+++ Working data +++

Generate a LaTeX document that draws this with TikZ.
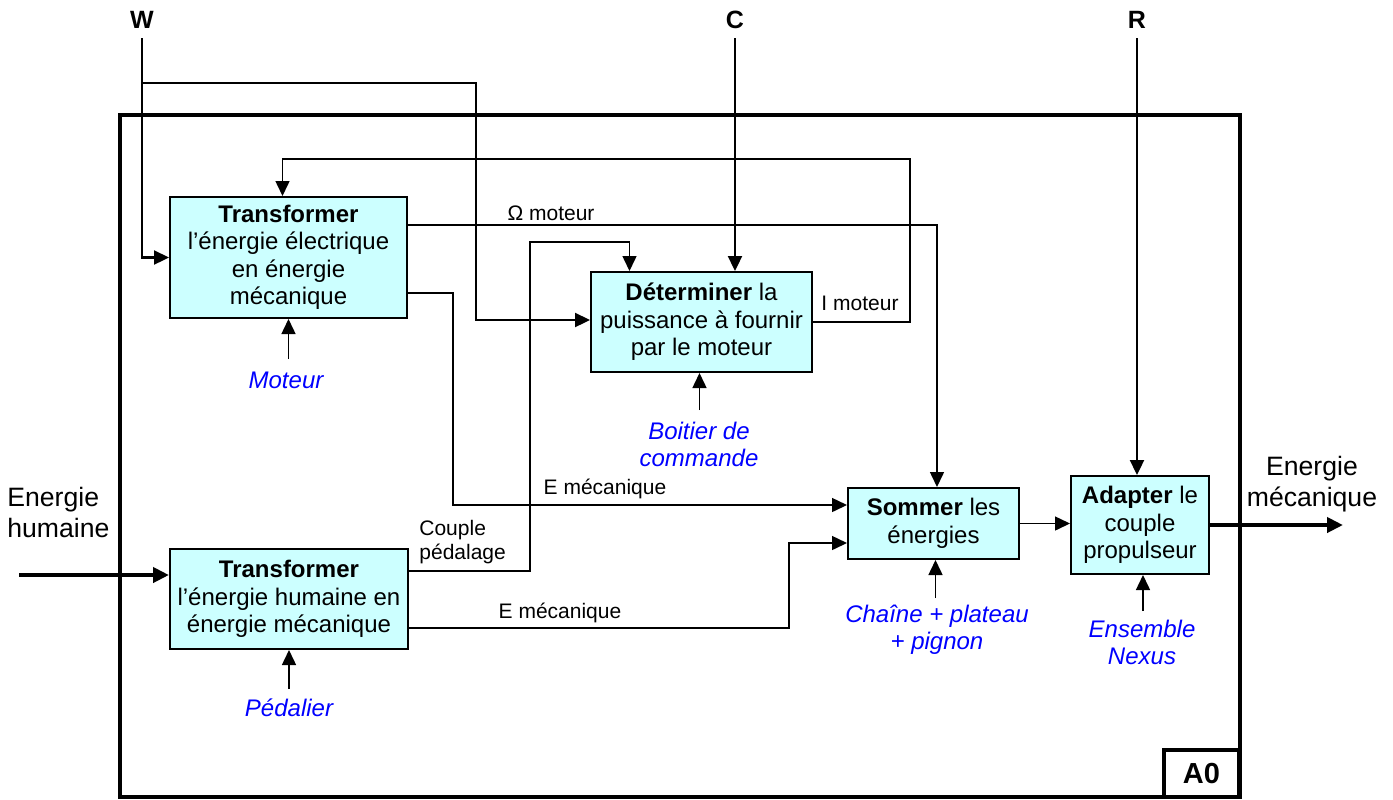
\documentclass[tikz,border=0pt]{standalone}
\usepackage{fontspec}
\setmainfont{Liberation Sans}
\usetikzlibrary{arrows.meta,calc}
\definecolor{boxfill}{RGB}{204,255,255}
\definecolor{mechblue}{RGB}{0,0,255}
\begin{document}
\begin{tikzpicture}[x=0.5pt,y=-0.5pt,
  tip/.style={-{Triangle[length=7.5pt,width=7pt]}},
  flow/.style={line width=0.75pt,tip},
  ctrl/.style={line width=1.15pt,tip},
  big/.style={line width=2pt,-{Triangle[length=8pt,width=7.5pt]}},
  actbox/.style={draw,line width=1pt,fill=boxfill,align=center,inner sep=0pt,
    font=\fontsize{12}{13.75}\selectfont},
  mech/.style={text=mechblue,align=center,inner sep=0pt,
    font=\fontsize{12}{13.5}\selectfont\itshape},
  lbl/.style={inner sep=0pt,font=\fontsize{10.5}{12}\selectfont},
  ext/.style={inner sep=0pt,font=\fontsize{13.3}{15.5}\selectfont},
  ctl/.style={inner sep=0pt,font=\fontsize{12.5}{14}\selectfont\bfseries}]
\useasboundingbox (0,0) rectangle (1393,799);

% outer frame and A0 tag
\draw[line width=1.75pt] (120,115) rectangle (1240,797);
\node[draw,line width=1.75pt,minimum width=37.5pt,minimum height=23.5pt,inner sep=0pt,
  font=\fontsize{14.5}{16}\selectfont\bfseries] (a0) at (1201.5,773.5) {A0};

% activity boxes
\node[actbox,minimum width=118.5pt,minimum height=60.5pt] (box1) at (288.5,257.5)
  {\textbf{Transformer}\\l’énergie électrique\\en énergie\\mécanique};
\node[actbox,minimum width=110.5pt,minimum height=50pt] (det) at (701.5,322)
  {\textbf{Déterminer} la\\puissance à fournir\\par le moteur};
\node[actbox,minimum width=119pt,minimum height=50pt] (box3) at (289,599)
  {\textbf{Transformer}\\l’énergie humaine en\\énergie mécanique};
\node[actbox,minimum width=85.5pt,minimum height=35.5pt] (som) at (933.5,523.5)
  {\textbf{Sommer} les\\énergies};
\node[actbox,minimum width=69pt,minimum height=49pt] (adp) at (1140,525)
  {\textbf{Adapter} le\\couple\\propulseur};

% controls
\node[ctl] (W) at (142,20) {W};
\node[ctl] (C) at (735,20) {C};
\node[ctl] (R) at (1137,20) {R};
\coordinate (Wt) at (142,38);
\coordinate (Wb) at (142,83);
\coordinate (Ct) at (735,38);
\coordinate (Rt) at (1137,38);
\draw[ctrl] (Wt) |- (box1.west);
\draw[ctrl] (Wb) -| ([xshift=-57pt,yshift=1pt]det.west) -- ([yshift=1pt]det.west);
\draw[ctrl] (Ct) -- (Ct |- det.north);
\draw[ctrl] (Rt) -- (Rt |- adp.north);

% flows
\draw[flow] (det.east) -| (910,159) -| ([xshift=-3pt]box1.north);
\node[lbl] (im) at (860,303) {I moteur};
\draw[flow] ([yshift=-14.5pt]box1.north east) -| ([xshift=1.75pt]som.north);
\node[lbl] (om) at (551,213) {Ω moteur};
\draw[flow] ([yshift=13pt]box1.south east) -- ++(45,0) |- ([yshift=9.25pt]som.west);
\node[lbl] (em1) at (605,489) {E mécanique};
\draw[flow] ([yshift=-11.5pt]box3.north east) -- ++(121,0)
  |- ([xshift=-36pt,yshift=14.5pt]det.north) -- ([xshift=-36pt]det.north);
\node[lbl,anchor=west,align=left] (cp) at (419,542) {Couple\\pédalage};
\draw[flow] ([yshift=11pt]box3.south east) -- ++(380,0) |- ([yshift=-9.75pt]som.west);
\node[lbl] (em2) at (560,613) {E mécanique};
\draw[flow] (som.east) -- (som.east -| adp.west);

% external input / output
\coordinate (Ei) at (19,575);
\coordinate (Eo) at (1343,525);
\draw[big] (Ei) -- (Ei -| box3.west);
\draw[big] (adp.east) -- (Eo);
\node[ext,anchor=west,align=left] (eh) at (7,512) {Energie\\humaine};
\node[ext,align=center] (emo) at (1312,484) {Energie\\mécanique};

% mechanisms
\draw[flow] ($(box1.south)+(0,40)$) -- (box1.south);
\node[mech] (mot) at (286,380) {Moteur};
\draw[flow] ($([xshift=-1pt]det.south)+(0,37)$) -- ([xshift=-1pt]det.south);
\node[mech] (boit) at (699,444) {Boitier de\\commande};
\draw[flow] ($(box3.south)+(0,39)$) -- (box3.south);
\node[mech] (ped) at (289,708) {Pédalier};
\draw[flow] ($([xshift=1pt]som.south)+(0,38)$) -- ([xshift=1pt]som.south);
\node[mech] (ch) at (937,630) {Chaîne + plateau\\+ pignon};
\draw[flow] ($([xshift=1.5pt]adp.south)+(0,36)$) -- ([xshift=1.5pt]adp.south);
\node[mech] (nx) at (1142,642) {Ensemble\\Nexus};
\end{tikzpicture}
\end{document}
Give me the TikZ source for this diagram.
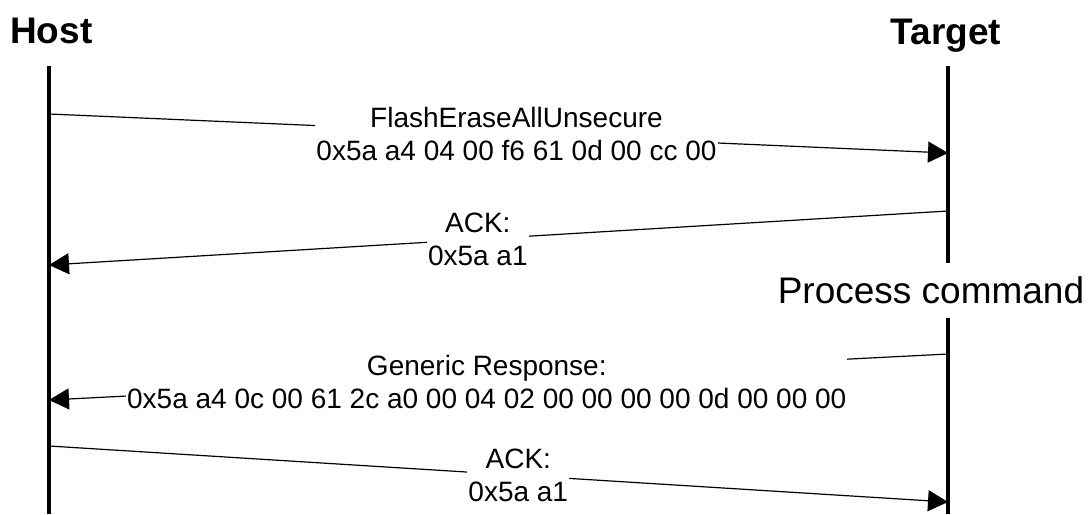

+++

Stated problem => Quote every line word for word and keep the images out of the copy.

Response to the exercise =>
Generate a LaTeX document that draws this with TikZ.
\documentclass[tikz,border=0pt]{standalone}
\usepackage{fontspec}
\setmainfont{Liberation Sans}
\usetikzlibrary{arrows.meta,calc}
\definecolor{boxfill}{RGB}{204,255,255}
\definecolor{mechblue}{RGB}{0,0,255}
\begin{document}
\begin{tikzpicture}[x=0.5pt,y=-0.5pt,
  tip/.style={-{Triangle[length=7.5pt,width=7pt]}},
  flow/.style={line width=0.75pt,tip},
  ctrl/.style={line width=1.15pt,tip},
  big/.style={line width=2pt,-{Triangle[length=8pt,width=7.5pt]}},
  actbox/.style={draw,line width=1pt,fill=boxfill,align=center,inner sep=0pt,
    font=\fontsize{12}{13.75}\selectfont},
  mech/.style={text=mechblue,align=center,inner sep=0pt,
    font=\fontsize{12}{13.5}\selectfont\itshape},
  lbl/.style={inner sep=0pt,font=\fontsize{10.5}{12}\selectfont},
  ext/.style={inner sep=0pt,font=\fontsize{13.3}{15.5}\selectfont},
  ctl/.style={inner sep=0pt,font=\fontsize{12.5}{14}\selectfont\bfseries}]
\useasboundingbox (0,0) rectangle (1393,799);

% outer frame and A0 tag
\draw[line width=1.75pt] (120,115) rectangle (1240,797);
\node[draw,line width=1.75pt,minimum width=37.5pt,minimum height=23.5pt,inner sep=0pt,
  font=\fontsize{14.5}{16}\selectfont\bfseries] (a0) at (1201.5,773.5) {A0};

% activity boxes
\node[actbox,minimum width=118.5pt,minimum height=60.5pt] (box1) at (288.5,257.5)
  {\textbf{Transformer}\\l’énergie électrique\\en énergie\\mécanique};
\node[actbox,minimum width=110.5pt,minimum height=50pt] (det) at (701.5,322)
  {\textbf{Déterminer} la\\puissance à fournir\\par le moteur};
\node[actbox,minimum width=119pt,minimum height=50pt] (box3) at (289,599)
  {\textbf{Transformer}\\l’énergie humaine en\\énergie mécanique};
\node[actbox,minimum width=85.5pt,minimum height=35.5pt] (som) at (933.5,523.5)
  {\textbf{Sommer} les\\énergies};
\node[actbox,minimum width=69pt,minimum height=49pt] (adp) at (1140,525)
  {\textbf{Adapter} le\\couple\\propulseur};

% controls
\node[ctl] (W) at (142,20) {W};
\node[ctl] (C) at (735,20) {C};
\node[ctl] (R) at (1137,20) {R};
\coordinate (Wt) at (142,38);
\coordinate (Wb) at (142,83);
\coordinate (Ct) at (735,38);
\coordinate (Rt) at (1137,38);
\draw[ctrl] (Wt) |- (box1.west);
\draw[ctrl] (Wb) -| ([xshift=-57pt,yshift=1pt]det.west) -- ([yshift=1pt]det.west);
\draw[ctrl] (Ct) -- (Ct |- det.north);
\draw[ctrl] (Rt) -- (Rt |- adp.north);

% flows
\draw[flow] (det.east) -| (910,159) -| ([xshift=-3pt]box1.north);
\node[lbl] (im) at (860,303) {I moteur};
\draw[flow] ([yshift=-14.5pt]box1.north east) -| ([xshift=1.75pt]som.north);
\node[lbl] (om) at (551,213) {Ω moteur};
\draw[flow] ([yshift=13pt]box1.south east) -- ++(45,0) |- ([yshift=9.25pt]som.west);
\node[lbl] (em1) at (605,489) {E mécanique};
\draw[flow] ([yshift=-11.5pt]box3.north east) -- ++(121,0)
  |- ([xshift=-36pt,yshift=14.5pt]det.north) -- ([xshift=-36pt]det.north);
\node[lbl,anchor=west,align=left] (cp) at (419,542) {Couple\\pédalage};
\draw[flow] ([yshift=11pt]box3.south east) -- ++(380,0) |- ([yshift=-9.75pt]som.west);
\node[lbl] (em2) at (560,613) {E mécanique};
\draw[flow] (som.east) -- (som.east -| adp.west);

% external input / output
\coordinate (Ei) at (19,575);
\coordinate (Eo) at (1343,525);
\draw[big] (Ei) -- (Ei -| box3.west);
\draw[big] (adp.east) -- (Eo);
\node[ext,anchor=west,align=left] (eh) at (7,512) {Energie\\humaine};
\node[ext,align=center] (emo) at (1312,484) {Energie\\mécanique};

% mechanisms
\draw[flow] ($(box1.south)+(0,40)$) -- (box1.south);
\node[mech] (mot) at (286,380) {Moteur};
\draw[flow] ($([xshift=-1pt]det.south)+(0,37)$) -- ([xshift=-1pt]det.south);
\node[mech] (boit) at (699,444) {Boitier de\\commande};
\draw[flow] ($(box3.south)+(0,39)$) -- (box3.south);
\node[mech] (ped) at (289,708) {Pédalier};
\draw[flow] ($([xshift=1pt]som.south)+(0,38)$) -- ([xshift=1pt]som.south);
\node[mech] (ch) at (937,630) {Chaîne + plateau\\+ pignon};
\draw[flow] ($([xshift=1.5pt]adp.south)+(0,36)$) -- ([xshift=1.5pt]adp.south);
\node[mech] (nx) at (1142,642) {Ensemble\\Nexus};
\end{tikzpicture}
\end{document}
Give me the TikZ source for this diagram.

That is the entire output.